The user is asked to enter the coordinates of a rectangle. Then the rectangle is printed on the screen. Then using keyboard keys, the suer can perform transformations of the 2D object:
- 'W': Move the object up (translate along positive y axis)
- 'S': Move the object down (translate along negative y axis)
- 'A': Move the object left (translate along positive x axis)
- 'D': Move the object right (translate along negative x axis)
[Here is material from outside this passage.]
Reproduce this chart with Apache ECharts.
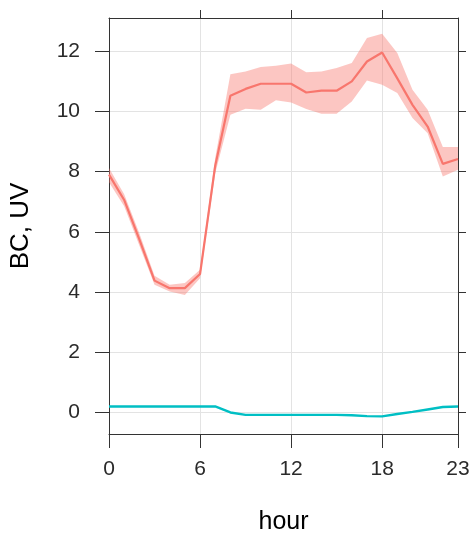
<!DOCTYPE html>
<html><head><meta charset="utf-8">
<script src="https://cdn.jsdelivr.net/npm/echarts@6/dist/echarts.min.js"></script>
<style>html,body{margin:0;padding:0;background:#fff}#c{width:473px;height:534px}</style>
</head><body><div id="c"></div>
<script>
const hours = [0,1,2,3,4,5,6,7,8,9,10,11,12,13,14,15,16,17,18,19,20,21,22,23];
const bcMean  = [7.9,7.06,5.75,4.38,4.13,4.13,4.6,8.2,10.52,10.75,10.92,10.92,10.92,10.63,10.69,10.69,11.0,11.66,11.96,11.1,10.22,9.5,8.26,8.42];
const bcLower = [7.65,6.85,5.55,4.24,4.02,3.9,4.46,7.95,9.89,10.09,10.06,10.37,10.3,10.08,9.92,9.92,10.33,11.03,10.89,10.61,9.78,9.28,7.84,8.06];
const bcUpper = [8.12,7.25,5.95,4.54,4.24,4.3,4.74,8.45,11.24,11.33,11.48,11.52,11.59,11.3,11.33,11.44,11.61,12.44,12.58,11.94,10.72,10.06,8.82,8.82];
const uvMean  = [0.2,0.2,0.2,0.2,0.2,0.2,0.2,0.2,0.0,-0.08,-0.08,-0.08,-0.08,-0.08,-0.08,-0.08,-0.09,-0.12,-0.13,-0.05,0.02,0.1,0.18,0.2];
const xTicks = [0,6,12,18,23];
const yTicks = [0,2,4,6,8,10,12];
const seriesNames = ['BC','UV'];

const red = '#F8766D', cyan = '#00BFC4';
const pair = (a) => hours.map((h,i)=>[h,a[i]]);
const bandData = hours.map((h,i)=>[h, bcLower[i], bcUpper[i]]);
const FONT = 'Liberation Sans, Arial, sans-serif';
const axisCol = '#333';
const chart = echarts.init(document.getElementById('c'), null, {renderer:'canvas'});
chart.setOption({
  animation:false,
  backgroundColor:'#fff',
  grid:{left:109,right:15,top:18,bottom:100,containLabel:false,outerBoundsMode:'none'},
  xAxis:[
    {type:'value',min:0,max:23,interval:6,position:'bottom',
     axisLine:{show:true,onZero:false,lineStyle:{color:axisCol,width:1}},
     axisTick:{show:true,length:14,inside:false,customValues:xTicks,lineStyle:{color:axisCol}},
     axisLabel:{show:true,margin:25,fontSize:21,color:'#2a2a2a',fontFamily:FONT,customValues:xTicks},
     splitLine:{show:true,lineStyle:{color:'#e3e3e3',width:1}},
     name:'hour',nameLocation:'middle',nameGap:76,nameTextStyle:{fontSize:25,color:'#000',fontFamily:FONT}},
    {type:'value',min:0,max:23,interval:6,position:'top',
     axisLine:{show:true,onZero:false,lineStyle:{color:axisCol,width:1}},
     axisTick:{show:true,length:8,inside:false,customValues:[6,12,18],lineStyle:{color:axisCol}},
     axisLabel:{show:false},splitLine:{show:false}}
  ],
  yAxis:[
    {type:'value',min:-0.715,max:13.105,position:'left',
     axisLine:{show:true,onZero:false,lineStyle:{color:axisCol,width:1}},
     axisTick:{show:true,length:14,customValues:yTicks,lineStyle:{color:axisCol}},
     axisLabel:{show:true,margin:29,fontSize:21,color:'#2a2a2a',fontFamily:FONT,customValues:yTicks},
     splitLine:{show:false},
     name:'BC, UV',nameLocation:'middle',nameGap:75,nameRotate:90,nameTextStyle:{fontSize:26,color:'#000',fontFamily:FONT}},
    {type:'value',min:-0.715,max:13.105,position:'right',
     axisLine:{show:true,onZero:false,lineStyle:{color:axisCol,width:1}},
     axisTick:{show:true,length:8,customValues:yTicks,lineStyle:{color:axisCol}},
     axisLabel:{show:false},splitLine:{show:false}}
  ],
  series:[
    {name:'band',type:'custom',data:bandData,silent:true,z:1,
     encode:{x:0,y:[1,2]},
     renderItem:function(params, api){
       if(params.dataIndex!==0) return null;
       const top = bandData.map(d=>api.coord([d[0],d[2]]));
       const bot = bandData.slice().reverse().map(d=>api.coord([d[0],d[1]]));
       return {type:'polygon',shape:{points:top.concat(bot)},style:{fill:'rgba(248,118,109,0.42)'}};
     }},
    {name:seriesNames[0],type:'line',data:pair(bcMean),symbol:'none',z:3,lineStyle:{color:red,width:2.2},
     markLine:{silent:true,symbol:'none',label:{show:false},animation:false,z:0,
      lineStyle:{color:'#e3e3e3',width:1,type:'solid'},
      data:yTicks.map(v=>({yAxis:v}))}},
    {name:seriesNames[1],type:'line',data:pair(uvMean),symbol:'none',z:3,lineStyle:{color:cyan,width:2.4}}
  ]
});
</script></body></html>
- 'Q': Rotate the object anti-clockwise by 10 degrees
- 'E': Rotate the object clockwise by 10 degrees
- 'Z': Scale up the object 1.2 times along both x and y axis
- 'X': Scale down the object 1.2 times along both x and y axis
- 'C': Shear along x-axis with shearing constant = 0.2
- 'V': Shear along y-axis with shearing constant = 0.2
- 'F': Exit
The camera position is kept fixed. The user can press left mouse button and rotate the 3D cube wrt x and y axis. Using the scroll up and scroll down, diffused light intensity can be varied. Both ambient and diffused lights have equal intensity in R, G, and B. Two sides have colors with text written, while the other four sides have textures(texture image is added). The text is a bit buggy and appears after the cube is slightly rotated. The light position is also fixed wrt to the camera and no mouse movement would rotate light. Therefore all surfaces appear equally bright. If the light position is to be kept fixed wrt the world coordinates, then this change in code is required:
void disp(){
glClearColor(0, 0, 0, 0);
glClear(GL_COLOR_BUFFER_BIT | GL_DEPTH_BUFFER_BIT); // clear buffers
glViewport(0, 0, (GLint)windowWidth, (GLint)windowHeight); // optional
glMatrixMode(GL_PROJECTION);
glLoadIdentity(); // replaces current matrix ith identity matrix
// viewing angle, aspect ratio, near plane, far plane
gluPerspective(60, windowWidth/windowHeight , 0.1, 100);
glMatrixMode(GL_MODELVIEW); // perspective projection
glLoadIdentity();
gluLookAt( // camera-position
0, 0, 5, // eye-position - on the z-axis
0, 0, 0, // point on the near plane(for VRP)
0, 1, 0 // up-vector
);
// ambient light
GLfloat ambientLight[] = {amb_white_light, amb_white_light, amb_white_light, 1.0f};
glLightModelfv(GL_LIGHT_MODEL_AMBIENT, ambientLight);
// diffused light
GLfloat diffuseLight[] = {diff_white_light, diff_white_light, diff_white_light, 1.0f};
glLightfv(GL_LIGHT0, GL_DIFFUSE, diffuseLight);
glRotatef(rotateX, 1.0, 0.0, 0.0); // rotate abt x-axis
glRotatef(rotateY, 0.0, 1.0, 0.0); // rotate abt y-axis
// position of light source (diffused)
// light is fixed relative to the world coordinate
GLfloat position[] = {0, 0, 5, 1.0f};
glLightfv(GL_LIGHT0, GL_POSITION, position);
colorcube();
glutSwapBuffers(); // use instead of glFlush()
}
If certain improvements can be done to the code, I shall be glad to hear.